Restate each of the lines below word for word and drop every picture.
◆ ◆ ◆ ◆
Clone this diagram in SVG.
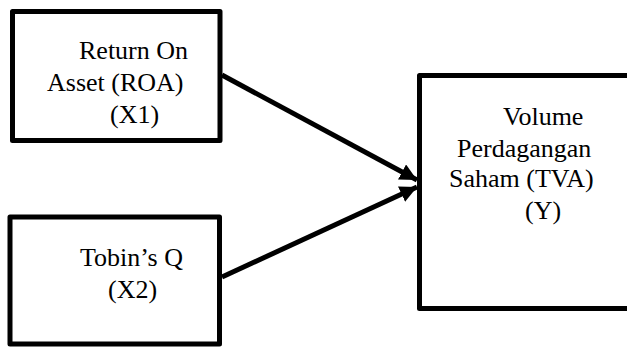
<svg xmlns="http://www.w3.org/2000/svg" width="627" height="349" viewBox="0 0 627 349">
<style>
.box{fill:#fff;stroke:#000;stroke-width:5;stroke-linejoin:round}
.t{font-family:"Liberation Serif","Times New Roman",serif;font-size:26px;fill:#000}
.c{stroke:#000;stroke-width:5;fill:none}
</style>
<defs>
<marker id="ah" markerUnits="userSpaceOnUse" markerWidth="18" markerHeight="18" refX="17" refY="8.5" orient="auto">
<path d="M0,0 L17,8.5 L0,17 z" fill="#000"/>
</marker>
</defs>
<rect width="627" height="349" fill="#fff"/>
<g id="roa">
<rect class="box" x="12.5" y="11.5" width="207.5" height="129"/>
<text class="t" x="79" y="59">Return On</text>
<text class="t" x="47" y="91">Asset (ROA)</text>
<text class="t" x="110" y="123">(X1)</text>
</g>
<g id="tobin">
<rect class="box" x="10" y="217" width="209.5" height="127"/>
<text class="t" x="80" y="266">Tobin’s Q</text>
<text class="t" x="108" y="298">(X2)</text>
</g>
<g id="tva">
<rect class="box" x="419.5" y="75.5" width="220" height="233"/>
<text class="t" x="503" y="125">Volume</text>
<text class="t" x="457" y="157">Perdagangan</text>
<text class="t" x="449" y="187">Saham (TVA)</text>
<text class="t" x="525" y="219">(Y)</text>
</g>
<g id="connectors">
<line class="c" x1="222" y1="75" x2="417" y2="180" marker-end="url(#ah)"/>
<line class="c" x1="222" y1="277" x2="417" y2="187" marker-end="url(#ah)"/>
</g>
</svg>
◆ ◆ ◆ ◆
■ CORRECT ANSWER:
Clone this diagram in SVG.
<svg xmlns="http://www.w3.org/2000/svg" width="627" height="349" viewBox="0 0 627 349">
<style>
.box{fill:#fff;stroke:#000;stroke-width:5;stroke-linejoin:round}
.t{font-family:"Liberation Serif","Times New Roman",serif;font-size:26px;fill:#000}
.c{stroke:#000;stroke-width:5;fill:none}
</style>
<defs>
<marker id="ah" markerUnits="userSpaceOnUse" markerWidth="18" markerHeight="18" refX="17" refY="8.5" orient="auto">
<path d="M0,0 L17,8.5 L0,17 z" fill="#000"/>
</marker>
</defs>
<rect width="627" height="349" fill="#fff"/>
<g id="roa">
<rect class="box" x="12.5" y="11.5" width="207.5" height="129"/>
<text class="t" x="79" y="59">Return On</text>
<text class="t" x="47" y="91">Asset (ROA)</text>
<text class="t" x="110" y="123">(X1)</text>
</g>
<g id="tobin">
<rect class="box" x="10" y="217" width="209.5" height="127"/>
<text class="t" x="80" y="266">Tobin’s Q</text>
<text class="t" x="108" y="298">(X2)</text>
</g>
<g id="tva">
<rect class="box" x="419.5" y="75.5" width="220" height="233"/>
<text class="t" x="503" y="125">Volume</text>
<text class="t" x="457" y="157">Perdagangan</text>
<text class="t" x="449" y="187">Saham (TVA)</text>
<text class="t" x="525" y="219">(Y)</text>
</g>
<g id="connectors">
<line class="c" x1="222" y1="75" x2="417" y2="180" marker-end="url(#ah)"/>
<line class="c" x1="222" y1="277" x2="417" y2="187" marker-end="url(#ah)"/>
</g>
</svg>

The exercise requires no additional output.